I was in a straight marriage for over 15 years.  Fortunately I was divorced before the transition process began.  But it was only after my divorce that I could fully think about and confront feelings I had my entire life: that since a very young age I always thought I was a boy and at puberty went through severe depression and anorexia then bulimia and a lot of self hatred about my body.  I never knew what being trans was, and it wasn't until my late 40s that I discovered my lifelong feelings had a name, and that things could be fixed.

After transition I realized I was still attracted solely to men, and that meant I was gay.  That was a whole nother issue to deal with, as I grew up in a religious, straight-laced family and only had a few aquaintances and clients who were gay; I never was part of the community.

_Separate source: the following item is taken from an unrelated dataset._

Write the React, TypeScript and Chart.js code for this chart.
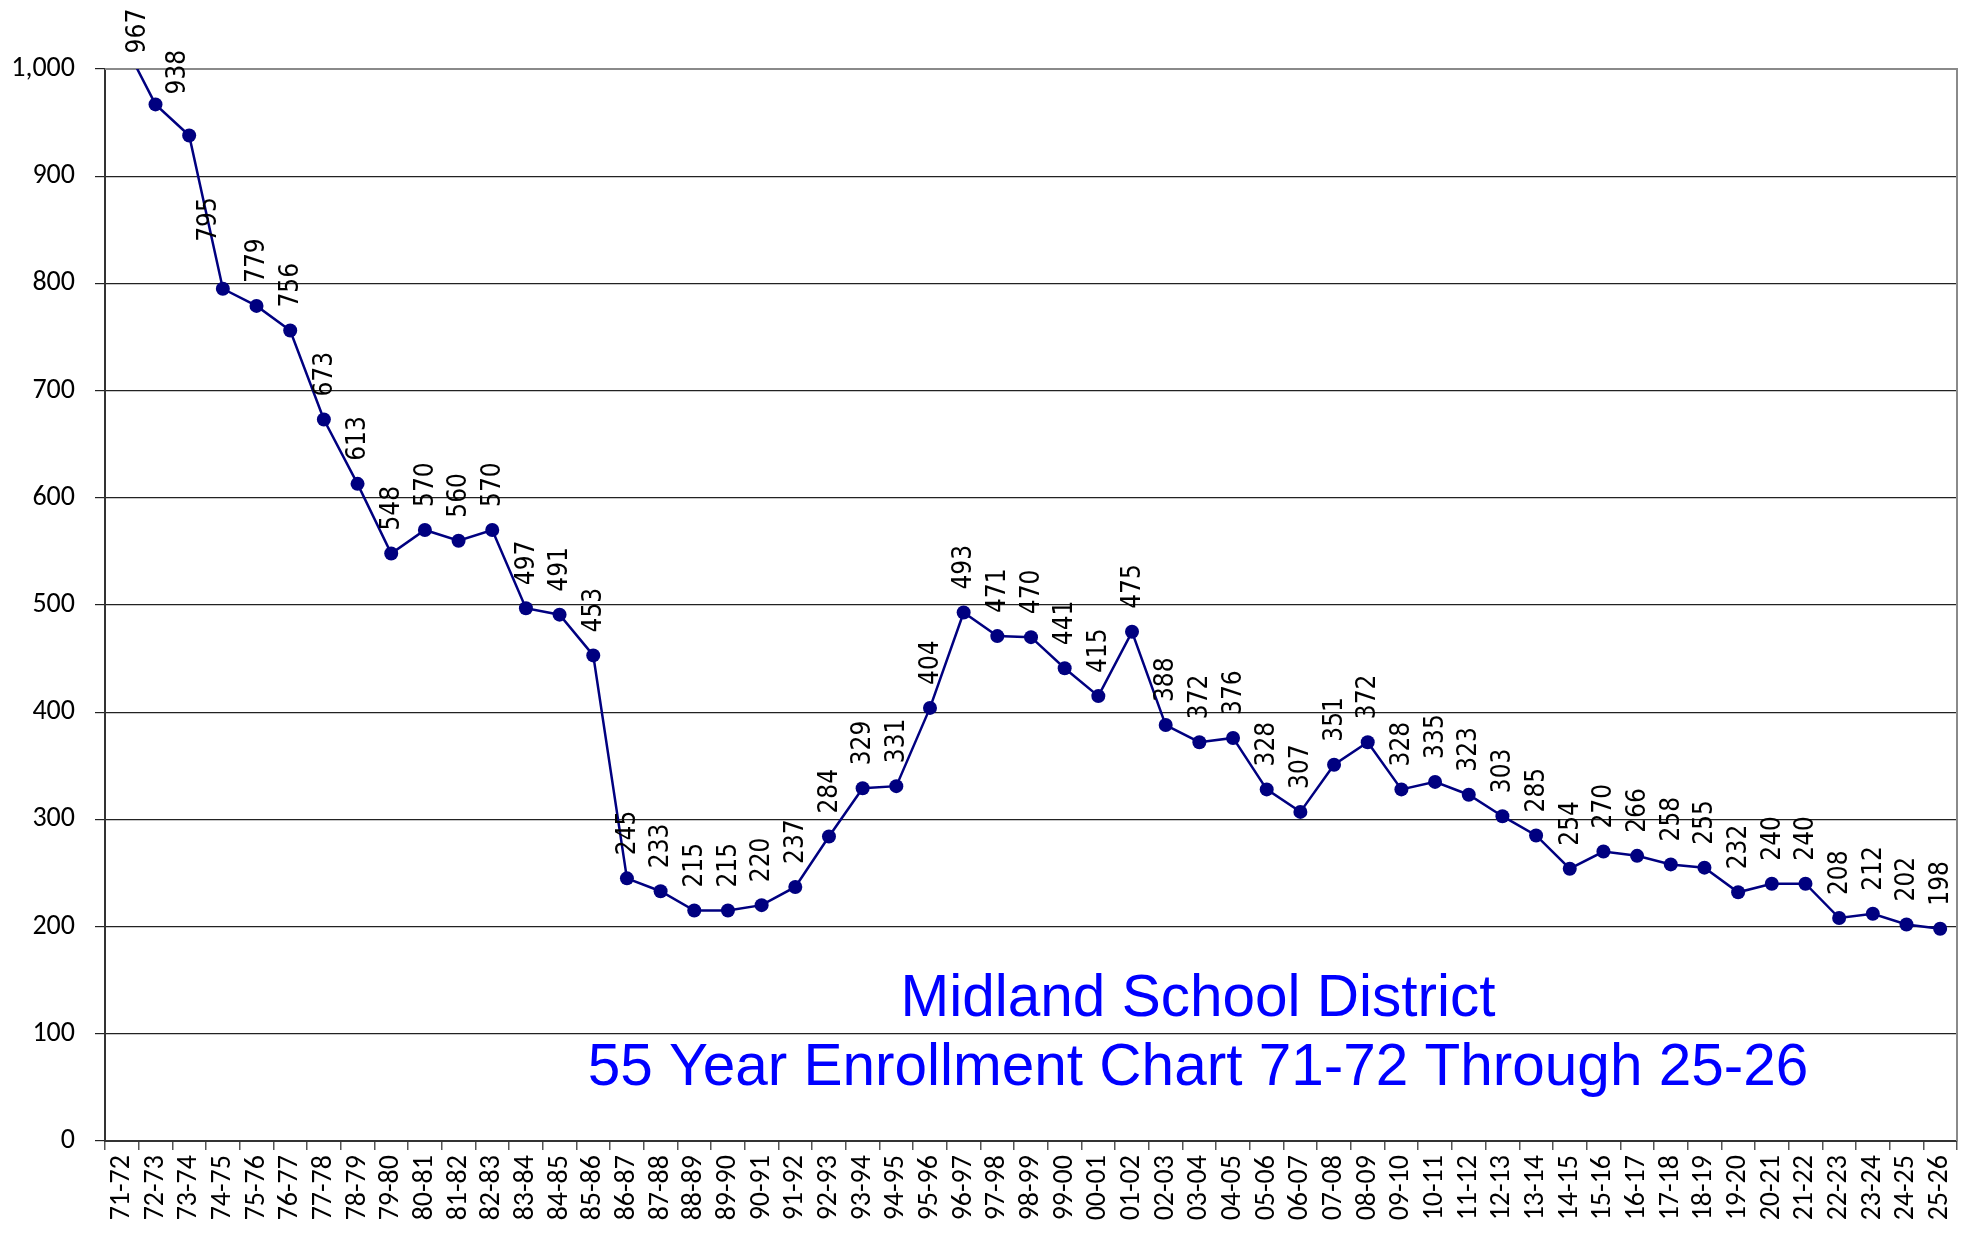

I am now in a great gay relationship with an awesome man.  And I wouldn't have it any other way.  Even my kids say we were meant for each other.  Meanwhile, my ex is with another woman.

I know that for me, I loathed my F body, never thought it belonged to me, and always felt like some sort of alien.  I used to think if I just femmed it up enough, that I would finally fit.  I went through periods of time where I watched What Not to Wear, tried to take their advice, spent hundreds on a new wardrobe, only to realize the clothes made my skin crawl, even if I looked great to outsiders.

Now I am just me, comfortable in my own skin and with who I am.  If you knew me before, as the straight-laced honor student, you'd never ever have guessed I'd be happiest as a gay man.

Jay

PS Congrats, Janet, on becoming a vet tech! :D


  •  

aleon515

You might also read the androgyne forum. You may feel akin to some people here. Actually you sound very much like a lot of people here.

Hating your body is something very much in common with others here as well. Sexual orientation is something actually quite a lot different, you will find. There is a lot out here to read. You will find lots of info out there and some of it is actually correct. :)

I also "found out" about this really later in life and was just a few months ago too. It has been like the old amusement park ride called the "Wild Mouse" (lots of hairpin turns at breathtaking speeds).


BTW, never a good idea to post your email address-- to ANY group online or post your email address anywhere. (Regardless of rules.) It isn't safe. Any of these groups are open in the sense that you can google them. If you want to email someone here we have a PM function. I have emailed people here but only after I got to know them via the PM.

--Jay J
  •  

Natkat

hi and wellcome you sound very much like a person I know, wellcome to susan
  •  

ALe

Thanks for the replies, and to Natkat, yes. As well as several other websites.